UAE Central Bank Governor Sultan bin Nasser Al Suwaidi has stressed the need to strengthen banking supervision in order to tackle the systemic risk in domestic systematically important banks, or D-SIBs, and other financial institutions.
Al Suwaidi asked financial regulators to work on a framework to identify D-SIBs in the region. He was addressing a conference on financial stability, which is being jointly organised by the Basel Committee on Banking Supervision (BCBS), the Financial Stability Institute and the Arab Monetary Fund here on Tuesday.
The two-day conference is discussing a new framework for monitoring the domestic important banks so that in case of financial crisis, their negative impact on the economy is minimised.
The BCBS issued the draft of rules on the assessment methodology for global systemically important banks, or G-SIBs, and their additional loss absorbency requirements in November 2011, which was okayed by G-20 leaders at their meeting.
The G-20 leaders also asked the BDBS and the Financial Stability Board to work on modalities to extend expeditiously the G-SIFI framework to D-SIBs.
Sharing his views on the topic, Al Suwaidi said that the framework should take into account the size of the bank based on simple indicators such as total assets and the bank’s reliance on specific sectors, like the real estate sector and the GRE, and others; the interconnectedness between banks as indicated by deposits from and loans to.
Other elements, the governor suggested, should include the degree of complexity, even though this does not play a significant role in the UAE, as banks do not trade or invest in sophisticated financial products.
Also, cross-border activities by banks in the region can’t be used to determine if they qualify as D-SIBs, as these activities are insignificant, the governor said. Al Suwaidi said that the BCBS assessment framework suggests that local regulators are entrusted with the task to set up their own methodology for the process of identifying which banks to be considered as D-SIBs.
“Central banks in our region could develop a peer-group approach for this exercise so they could learn from each other,” he said.
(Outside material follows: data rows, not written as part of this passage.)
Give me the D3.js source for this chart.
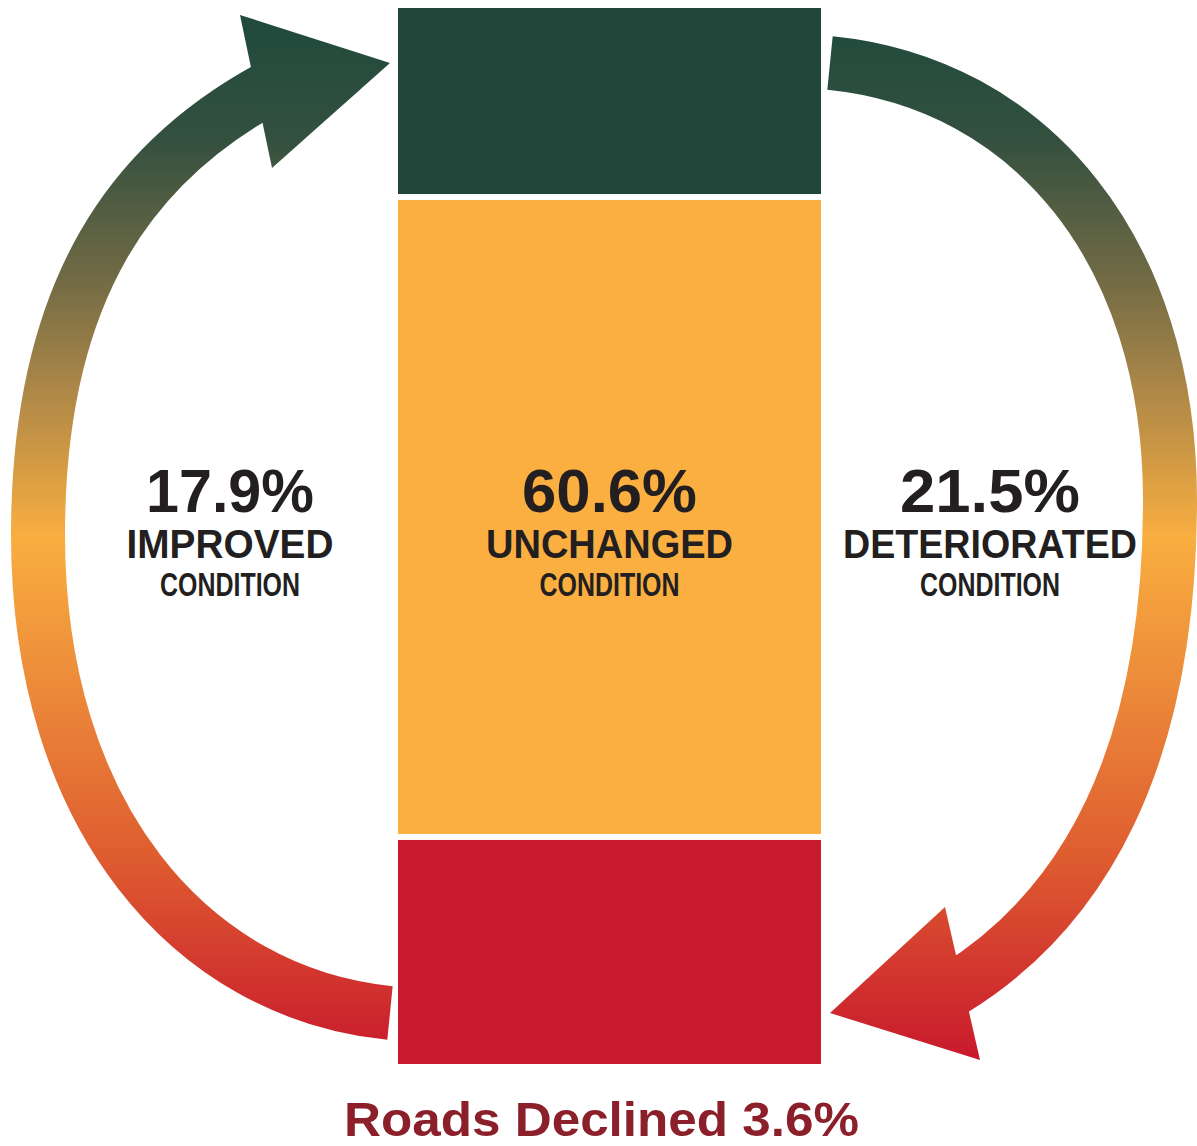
<!DOCTYPE html>
<html>
<head>
<meta charset="utf-8">
<script src="https://cdn.jsdelivr.net/npm/d3@7"></script>
<style>
  html, body { margin: 0; padding: 0; background: #fff; }
  svg { display: block; }
</style>
</head>
<body>
<svg id="plot"></svg>
<script>
// data
let categories = ["Improved", "Unchanged", "Deteriorated"];
let values = [17.9, 60.6, 21.5];
let mainLabels = ["IMPROVED", "UNCHANGED", "DETERIORATED"];
let subLabels = ["CONDITION", "CONDITION", "CONDITION"];
let title = "Roads Declined 3.6%";

let svgwidth = 1197, svgheight = 1146;
let svg = d3.select("#plot").attr("width", svgwidth).attr("height", svgheight);

let barColors = ["#21473b", "#fbaf41", "#c91b2d"];
let gap = 3;

// scales
let x_scale = d3.scaleBand(["Roads"], [398, 821]).padding(0);
let y_scale = d3.scaleLinear([0, 100], [8, 1064]);

let ends = d3.cumsum(values);
let segs = values.map((v, i) => ({ cat: categories[i], v: v, y0: ends[i] - v, y1: ends[i], i: i }));

// gradient for the arrows
let defs = svg.append("defs");
let grad = defs.append("linearGradient")
  .attr("id", "arrowGrad")
  .attr("gradientUnits", "userSpaceOnUse")
  .attr("x1", 0).attr("y1", 15).attr("x2", 0).attr("y2", 1060);
let stops = [
  [0, "#1f4a3c"], [0.12, "#34503f"], [0.25, "#706a45"], [0.35, "#a88548"],
  [0.5, "#f9ae40"], [0.64, "#ec8b3a"], [0.8, "#df5e30"], [1, "#c8192d"]
];
grad.selectAll("stop").data(stops).join("stop")
  .attr("offset", d => d[0])
  .attr("stop-color", d => d[1]);

// arrows
let gArrows = svg.append("g");

let left = d3.path();
left.moveTo(390, 1013);
left.bezierCurveTo(190, 993, 38, 815, 38, 535);
left.bezierCurveTo(38, 285, 136, 161, 267, 89);

let right = d3.path();
right.moveTo(830, 63);
right.bezierCurveTo(1030, 83, 1170, 250, 1170, 500);
right.bezierCurveTo(1170, 760, 1082, 910, 954, 989);

gArrows.selectAll("path.shaft")
  .data([left.toString(), right.toString()])
  .join("path")
  .attr("class", "shaft")
  .attr("d", d => d)
  .attr("fill", "none")
  .attr("stroke", "url(#arrowGrad)")
  .attr("stroke-width", 54);

let heads = [
  [[240, 15], [390, 63], [272, 168]],
  [[945, 907], [830, 1013], [980, 1060]]
];
gArrows.selectAll("path.head")
  .data(heads)
  .join("path")
  .attr("class", "head")
  .attr("d", d => d3.line()(d) + "Z")
  .attr("fill", "url(#arrowGrad)");

// stacked bar
svg.append("g").selectAll("rect")
  .data(segs)
  .join("rect")
  .attr("x", x_scale("Roads"))
  .attr("width", x_scale.bandwidth())
  .attr("y", d => y_scale(d.y0) + (d.i > 0 ? gap : 0))
  .attr("height", d => y_scale(d.y1) - y_scale(d.y0) - (d.i > 0 ? gap : 0) - (d.i < segs.length - 1 ? gap : 0))
  .attr("fill", (d, i) => barColors[i]);

// labels
let barLeft = x_scale("Roads"), barRight = barLeft + x_scale.bandwidth();
let labelX = [barLeft - 168, (barLeft + barRight) / 2, barRight + 169];
let mainLen = [207, 247, 294];
let numLen = [168, 175, 180];

let gLab = svg.append("g").attr("fill", "#231f20").attr("text-anchor", "middle");
segs.forEach((d, i) => {
  gLab.append("text")
    .attr("x", labelX[i]).attr("y", 512)
    .attr("textLength", numLen[i]).attr("lengthAdjust", "spacingAndGlyphs")
    .style("font", "bold 62px 'Liberation Sans', Arial, sans-serif")
    .text(d3.format(".1f")(d.v) + "%");
  gLab.append("text")
    .attr("x", labelX[i]).attr("y", 558)
    .attr("textLength", mainLen[i]).attr("lengthAdjust", "spacingAndGlyphs")
    .style("font", "bold 40px 'Liberation Sans Narrow', 'Liberation Sans', sans-serif")
    .text(mainLabels[i]);
  gLab.append("text")
    .attr("x", labelX[i]).attr("y", 596)
    .attr("textLength", 140).attr("lengthAdjust", "spacingAndGlyphs")
    .style("font", "bold 34px 'Liberation Sans Narrow', 'Liberation Sans', sans-serif")
    .text(subLabels[i]);
});

svg.append("text")
  .attr("x", (barLeft + barRight) / 2 - 8)
  .attr("y", 1136)
  .attr("text-anchor", "middle")
  .attr("textLength", 515).attr("lengthAdjust", "spacingAndGlyphs")
  .attr("fill", "#8b1f2a")
  .style("font", "bold 49px 'Liberation Sans', Arial, sans-serif")
  .text(title);
</script>
</body>
</html>
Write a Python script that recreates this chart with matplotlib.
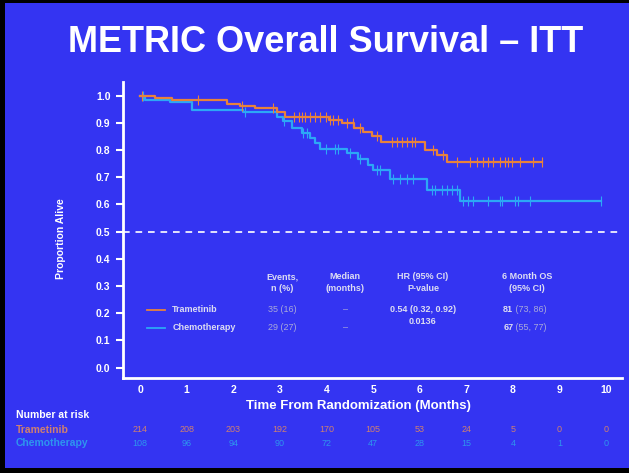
import numpy as np
import matplotlib.pyplot as plt
from matplotlib.patches import Rectangle

plt.rcParams['font.family'] = ['Liberation Sans', 'DejaVu Sans']

# Kaplan-Meier steps (months, proportion alive)
tram_t = [0, 0.32, 0.69, 1.87, 2.15, 2.47, 2.94, 3.10, 4.05, 4.33, 4.60, 4.78, 4.97, 5.18, 6.12, 6.37, 6.59, 8.63]
tram_s = [1.0, 0.993, 0.983, 0.970, 0.962, 0.955, 0.940, 0.922, 0.910, 0.899, 0.880, 0.868, 0.850, 0.828, 0.800, 0.782, 0.755, 0.755]
tram_cens = [0.04, 1.24, 2.19, 2.86, 3.30, 3.40, 3.47, 3.54, 3.65, 3.76, 3.86, 4.00, 4.08, 4.14, 4.25, 4.44,
             4.57, 4.72, 5.08, 5.40, 5.51, 5.62, 5.72, 5.83, 5.90, 6.28, 6.50, 6.79, 7.08, 7.22, 7.36,
             7.46, 7.57, 7.73, 7.83, 7.90, 7.98, 8.15, 8.43, 8.62]

chemo_t = [0, 0.11, 0.64, 1.12, 2.20, 2.94, 3.06, 3.26, 3.48, 3.65, 3.76, 3.86, 4.44, 4.68, 4.89, 5.00, 5.37, 6.16, 6.87, 9.90]
chemo_s = [1.0, 0.983, 0.975, 0.948, 0.940, 0.922, 0.905, 0.880, 0.862, 0.845, 0.825, 0.803, 0.788, 0.766, 0.745, 0.727, 0.695, 0.653, 0.612, 0.612]
chemo_cens = [0.06, 2.25, 3.09, 3.50, 3.58, 4.00, 4.18, 4.25, 4.51, 4.72, 5.08, 5.15, 5.43, 5.58, 5.72, 5.86,
              6.26, 6.33, 6.47, 6.58, 6.69, 6.79, 6.93, 7.04, 7.14, 7.47, 7.73, 7.76, 8.05, 8.11, 8.37, 9.90]

months = list(range(0, 11))
risk_tram = [214, 208, 203, 192, 170, 105, 53, 24, 5, 0, 0]
risk_chemo = [108, 96, 94, 90, 72, 47, 28, 15, 4, 1, 0]

bg = '#3434F2'
c_tram = '#E8823C'
c_chemo = '#2CA8F6'
c_grey = '#A9A9DA'
c_head = '#DCDCF2'
c_risk_tram = '#CF8070'
c_risk_chemo = '#2E96EE'

fig = plt.figure(figsize=(6.29, 4.73), dpi=100)
fig.patch.set_facecolor('black')
fig.patches.append(Rectangle((5 / 629, 5 / 473), 1, 465 / 473, transform=fig.transFigure,
                             facecolor=bg, edgecolor='none', zorder=-1))

fig.text(0.518, 1 - 42 / 473, 'METRIC Overall Survival \u2013 ITT', color='white',
         fontsize=26, fontweight='bold', ha='center', va='center')

ax = fig.add_axes([123 / 629, 1 - 378 / 473, 499 / 629, 296 / 473])
ax.set_facecolor('none')


def at(times, ts, ss):
    idx = np.searchsorted(ts, times, side='right') - 1
    return np.array(ss)[idx]


ax.step(tram_t, tram_s, where='post', color=c_tram, lw=1.6, zorder=3)
ax.step(chemo_t, chemo_s, where='post', color=c_chemo, lw=1.6, zorder=2)
ax.plot(tram_cens, at(tram_cens, tram_t, tram_s), ls='none', marker='|', ms=7, mew=0.8, color=c_tram, zorder=3)
ax.plot(chemo_cens, at(chemo_cens, chemo_t, chemo_s), ls='none', marker='|', ms=7, mew=0.8, color=c_chemo, zorder=2)

ax.axhline(0.5, color='white', lw=1.2, ls=(0, (4, 3.5)))

ax.set_xlim(-0.365, 10.34)
ax.set_ylim(-0.038, 1.05)
ax.set_xticks(months)
ax.set_yticks(np.arange(0, 1.01, 0.1))
ax.set_yticklabels([f'{v:.1f}' for v in np.arange(0, 1.01, 0.1)])
for s in ['top', 'right']:
    ax.spines[s].set_visible(False)
for s in ['left', 'bottom']:
    ax.spines[s].set_color('white')
    ax.spines[s].set_linewidth(2)
ax.tick_params(axis='y', colors='white', length=5, width=1.5, labelsize=7.5, pad=4)
ax.tick_params(axis='x', colors='white', length=0, labelsize=7.5, pad=5)
for lab in ax.get_xticklabels() + ax.get_yticklabels():
    lab.set_fontweight('bold')
    lab.set_color('white')

ax.set_ylabel('Proportion Alive', color='white', fontsize=7.5, fontweight='bold')
ax.yaxis.set_label_coords(-0.115, 0.47)
ax.set_xlabel('Time From Randomization (Months)', color='white', fontsize=9.5, fontweight='bold')
ax.xaxis.set_label_coords(0.472, -0.075)

# summary table inside the plot
hy = 0.313
for x, txt in [(3.05, 'Events,\nn (%)'), (4.4, 'Median\n(months)'), (6.07, 'HR (95% CI)\nP-value'),
               (8.3, '6 Month OS\n(95% CI)')]:
    ax.text(x, hy, txt, color=c_head, fontsize=6.5, fontweight='bold', ha='center', va='center', linespacing=1.3)

rows = [(0.212, 'Trametinib', c_tram, '35 (16)', '81', '(73, 86)'),
        (0.147, 'Chemotherapy', c_chemo, '29 (27)', '67', '(55, 77)')]
for y, name, col, ev, os6, ci in rows:
    ax.plot([0.15, 0.54], [y, y], color=col, lw=1.3)
    ax.text(0.69, y, name, color=c_head, fontsize=6.5, fontweight='bold', va='center')
    ax.text(3.05, y, ev, color=c_grey, fontsize=6.5, ha='center', va='center')
    ax.text(4.4, y, '\u2013', color=c_grey, fontsize=6.5, ha='center', va='center')
    t = ax.text(7.79, y, os6, color=c_head, fontsize=6.5, fontweight='bold', va='center')
    ax.annotate(' ' + ci, xycoords=t, xy=(1, 0.5), va='center', color=c_grey, fontsize=6.5)
ax.text(6.07, 0.212, '0.54 (0.32, 0.92)', color=c_head, fontsize=6.5, fontweight='bold', ha='center', va='center')
ax.text(6.07, 0.169, '0.0136', color=c_head, fontsize=6.5, fontweight='bold', ha='center', va='center')

# number at risk
tr = ax.get_xaxis_transform()
fig.text(16 / 629, 1 - 415 / 473, 'Number at risk', color='white', fontsize=7.5, fontweight='bold', va='center')
fig.text(16 / 629, 1 - 430 / 473, 'Trametinib', color=c_risk_tram, fontsize=7.5, fontweight='bold', va='center')
fig.text(16 / 629, 1 - 443 / 473, 'Chemotherapy', color=c_risk_chemo, fontsize=7.5, fontweight='bold', va='center')
for m, a, b in zip(months, risk_tram, risk_chemo):
    ax.text(m, -(430 - 378) / 296, str(a), transform=tr, color=c_risk_tram, fontsize=6.5, ha='center', va='center')
    ax.text(m, -(443 - 378) / 296, str(b), transform=tr, color=c_risk_chemo, fontsize=6.5, ha='center', va='center')

fig.savefig('out.png', dpi=100, facecolor=fig.get_facecolor())
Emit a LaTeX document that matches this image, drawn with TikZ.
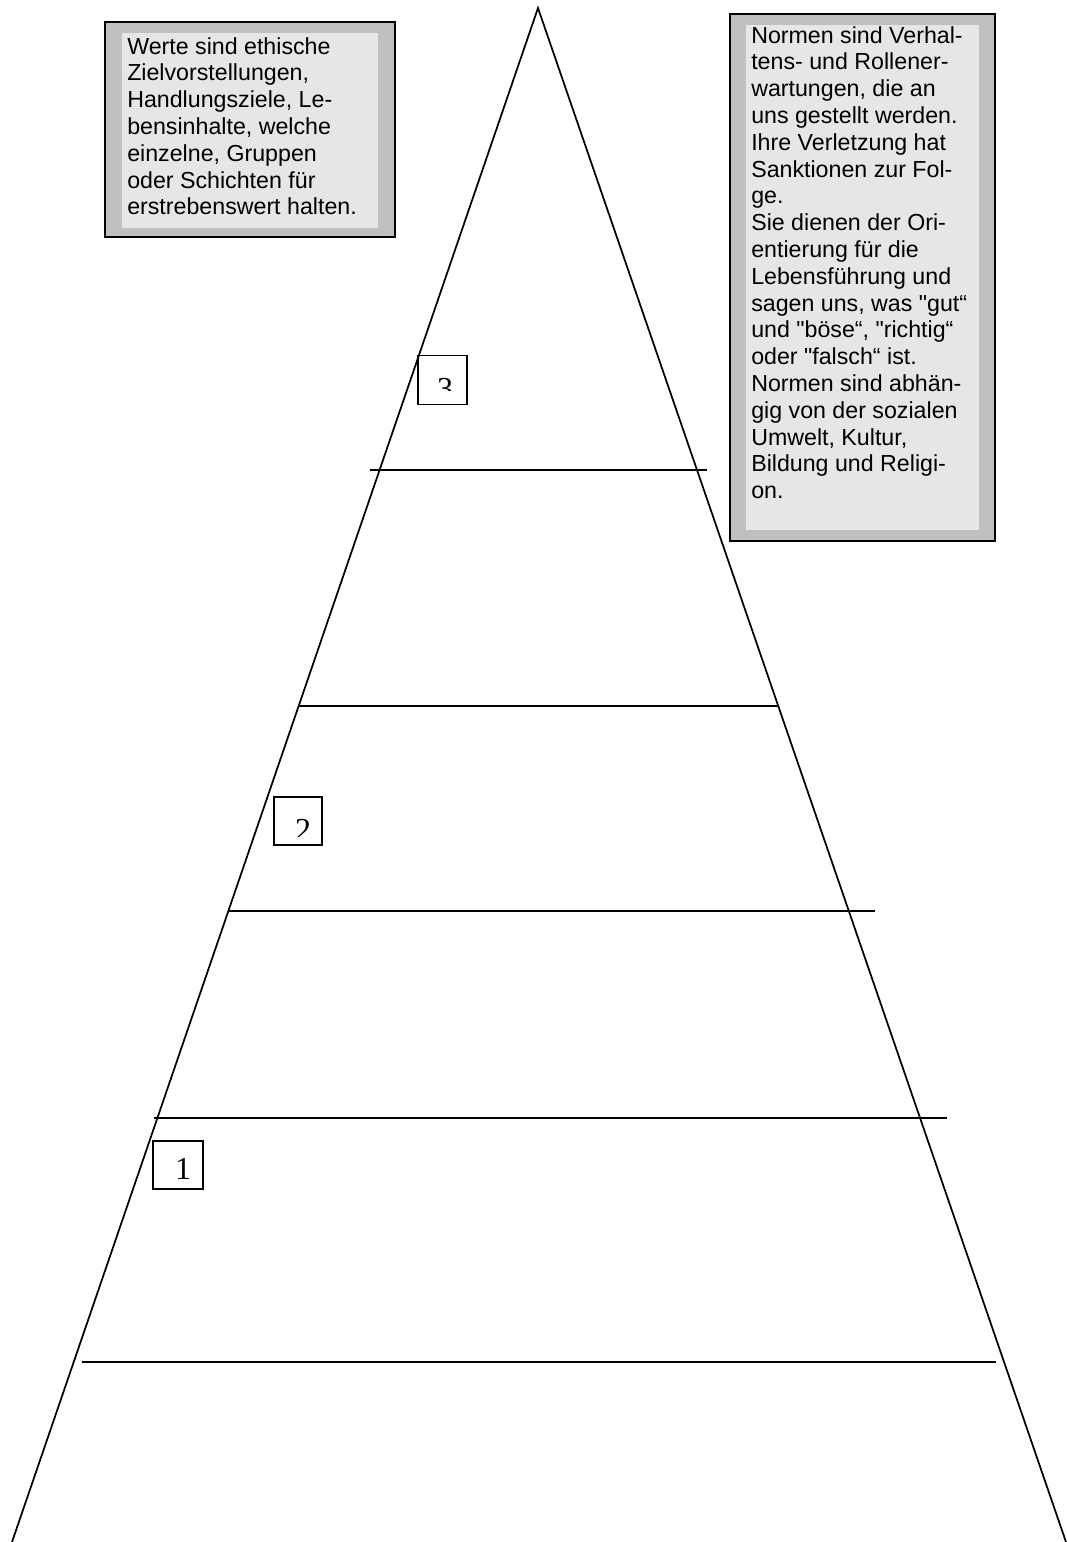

“The assessment framework also suggests there will be a mix of qualitative and quantitative judgments for each D-SIB,” he added.
“It is a positive development that national regulators are given the authority to decide on the appropriate level of additional CET1, consistent with each bank’s systemic importance,” the governor said.
As local debt markets are at an infancy stage in many countries in the region, this would make it difficult for potential D-SIBs to hold high-quality liquid debt instruments as “preemptive” liquidity buffers against early signs of stress.
Al Suwaidi said: “there is a need to find an appropriate way to deal with this issue, until debt markets in the region witness significant improvements.”